Repeat, exactly and only, the lines from the beginning of the data through the line with "6, 2, 3, 4, 5]". Pictures are left out.

**Data lines:**
····················
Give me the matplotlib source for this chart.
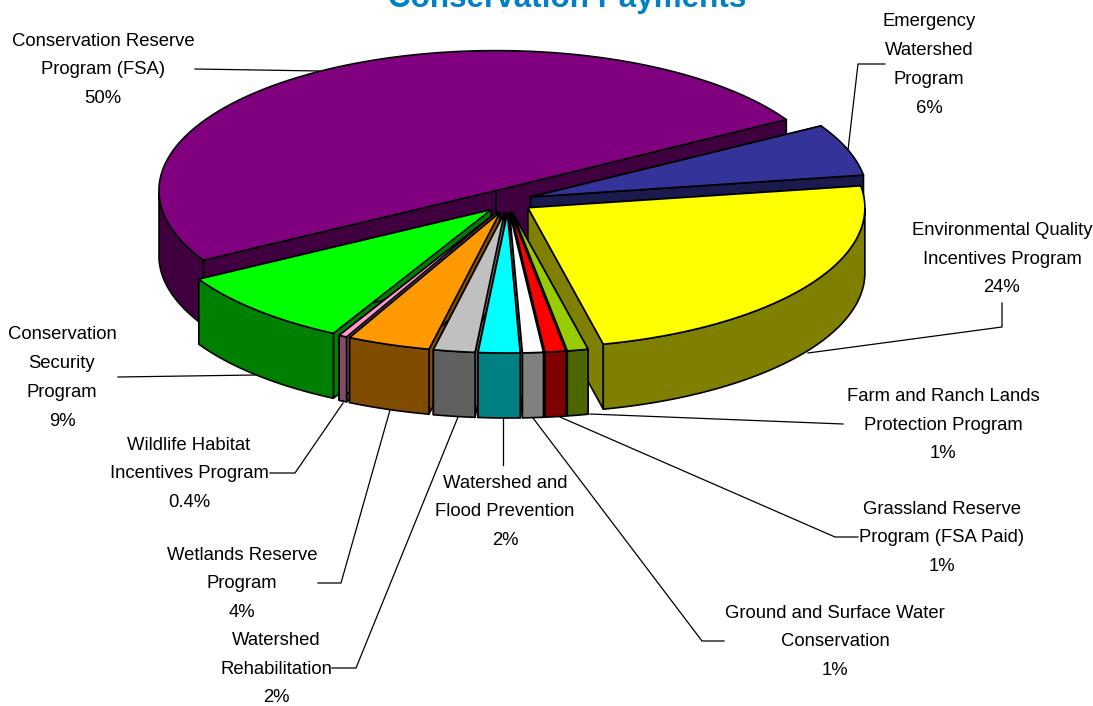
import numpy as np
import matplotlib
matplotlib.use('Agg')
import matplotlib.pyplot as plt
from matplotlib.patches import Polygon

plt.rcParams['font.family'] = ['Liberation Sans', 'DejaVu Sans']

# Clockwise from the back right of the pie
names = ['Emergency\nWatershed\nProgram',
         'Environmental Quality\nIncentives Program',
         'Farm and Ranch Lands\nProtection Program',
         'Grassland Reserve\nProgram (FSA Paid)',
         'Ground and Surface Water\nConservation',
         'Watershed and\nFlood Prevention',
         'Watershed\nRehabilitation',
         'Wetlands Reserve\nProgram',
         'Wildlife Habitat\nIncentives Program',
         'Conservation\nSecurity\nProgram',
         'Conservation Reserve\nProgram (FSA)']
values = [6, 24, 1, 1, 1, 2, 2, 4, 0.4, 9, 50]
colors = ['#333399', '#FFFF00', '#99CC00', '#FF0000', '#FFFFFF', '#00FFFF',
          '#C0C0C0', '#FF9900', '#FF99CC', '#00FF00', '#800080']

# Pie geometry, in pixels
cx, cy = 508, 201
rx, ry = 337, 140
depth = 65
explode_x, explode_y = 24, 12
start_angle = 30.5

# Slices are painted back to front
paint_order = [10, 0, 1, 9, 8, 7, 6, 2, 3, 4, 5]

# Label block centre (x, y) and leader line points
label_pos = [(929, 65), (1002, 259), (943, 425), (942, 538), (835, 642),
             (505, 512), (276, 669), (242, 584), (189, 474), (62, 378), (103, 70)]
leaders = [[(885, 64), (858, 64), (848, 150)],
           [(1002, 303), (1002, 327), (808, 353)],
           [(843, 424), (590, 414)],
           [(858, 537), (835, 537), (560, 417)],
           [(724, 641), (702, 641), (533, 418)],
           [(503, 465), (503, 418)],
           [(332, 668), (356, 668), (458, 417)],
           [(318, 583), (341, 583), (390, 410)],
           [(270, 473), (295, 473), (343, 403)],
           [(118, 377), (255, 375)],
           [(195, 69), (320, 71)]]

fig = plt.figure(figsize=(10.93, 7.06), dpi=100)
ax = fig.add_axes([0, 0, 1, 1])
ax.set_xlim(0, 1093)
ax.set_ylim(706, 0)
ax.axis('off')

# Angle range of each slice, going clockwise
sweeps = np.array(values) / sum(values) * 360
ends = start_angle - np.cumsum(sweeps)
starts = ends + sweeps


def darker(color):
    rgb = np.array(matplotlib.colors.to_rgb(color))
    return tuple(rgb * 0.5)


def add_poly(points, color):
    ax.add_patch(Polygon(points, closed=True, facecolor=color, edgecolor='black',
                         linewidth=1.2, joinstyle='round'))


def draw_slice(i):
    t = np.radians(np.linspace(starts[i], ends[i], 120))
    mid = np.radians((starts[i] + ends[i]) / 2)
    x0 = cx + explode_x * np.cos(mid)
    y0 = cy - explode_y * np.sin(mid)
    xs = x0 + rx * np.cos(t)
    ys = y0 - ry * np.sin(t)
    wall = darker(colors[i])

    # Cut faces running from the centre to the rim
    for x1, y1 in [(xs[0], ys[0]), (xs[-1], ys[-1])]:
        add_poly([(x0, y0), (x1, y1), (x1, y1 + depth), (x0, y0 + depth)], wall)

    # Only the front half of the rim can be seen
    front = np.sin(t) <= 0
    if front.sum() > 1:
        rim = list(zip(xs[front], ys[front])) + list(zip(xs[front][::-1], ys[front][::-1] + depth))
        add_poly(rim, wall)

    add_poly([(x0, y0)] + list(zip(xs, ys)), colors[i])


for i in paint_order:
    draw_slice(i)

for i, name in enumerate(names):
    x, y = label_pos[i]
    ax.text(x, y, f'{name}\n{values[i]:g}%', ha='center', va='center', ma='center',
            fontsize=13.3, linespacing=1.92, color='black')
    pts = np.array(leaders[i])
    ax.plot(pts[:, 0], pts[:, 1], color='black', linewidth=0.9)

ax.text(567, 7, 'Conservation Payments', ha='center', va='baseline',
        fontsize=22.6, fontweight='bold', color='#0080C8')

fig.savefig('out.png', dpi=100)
····················
**Response to the task:**
Give me the matplotlib source for this chart.
import numpy as np
import matplotlib
matplotlib.use('Agg')
import matplotlib.pyplot as plt
from matplotlib.patches import Polygon

plt.rcParams['font.family'] = ['Liberation Sans', 'DejaVu Sans']

# Clockwise from the back right of the pie
names = ['Emergency\nWatershed\nProgram',
         'Environmental Quality\nIncentives Program',
         'Farm and Ranch Lands\nProtection Program',
         'Grassland Reserve\nProgram (FSA Paid)',
         'Ground and Surface Water\nConservation',
         'Watershed and\nFlood Prevention',
         'Watershed\nRehabilitation',
         'Wetlands Reserve\nProgram',
         'Wildlife Habitat\nIncentives Program',
         'Conservation\nSecurity\nProgram',
         'Conservation Reserve\nProgram (FSA)']
values = [6, 24, 1, 1, 1, 2, 2, 4, 0.4, 9, 50]
colors = ['#333399', '#FFFF00', '#99CC00', '#FF0000', '#FFFFFF', '#00FFFF',
          '#C0C0C0', '#FF9900', '#FF99CC', '#00FF00', '#800080']

# Pie geometry, in pixels
cx, cy = 508, 201
rx, ry = 337, 140
depth = 65
explode_x, explode_y = 24, 12
start_angle = 30.5

# Slices are painted back to front
paint_order = [10, 0, 1, 9, 8, 7, 6, 2, 3, 4, 5]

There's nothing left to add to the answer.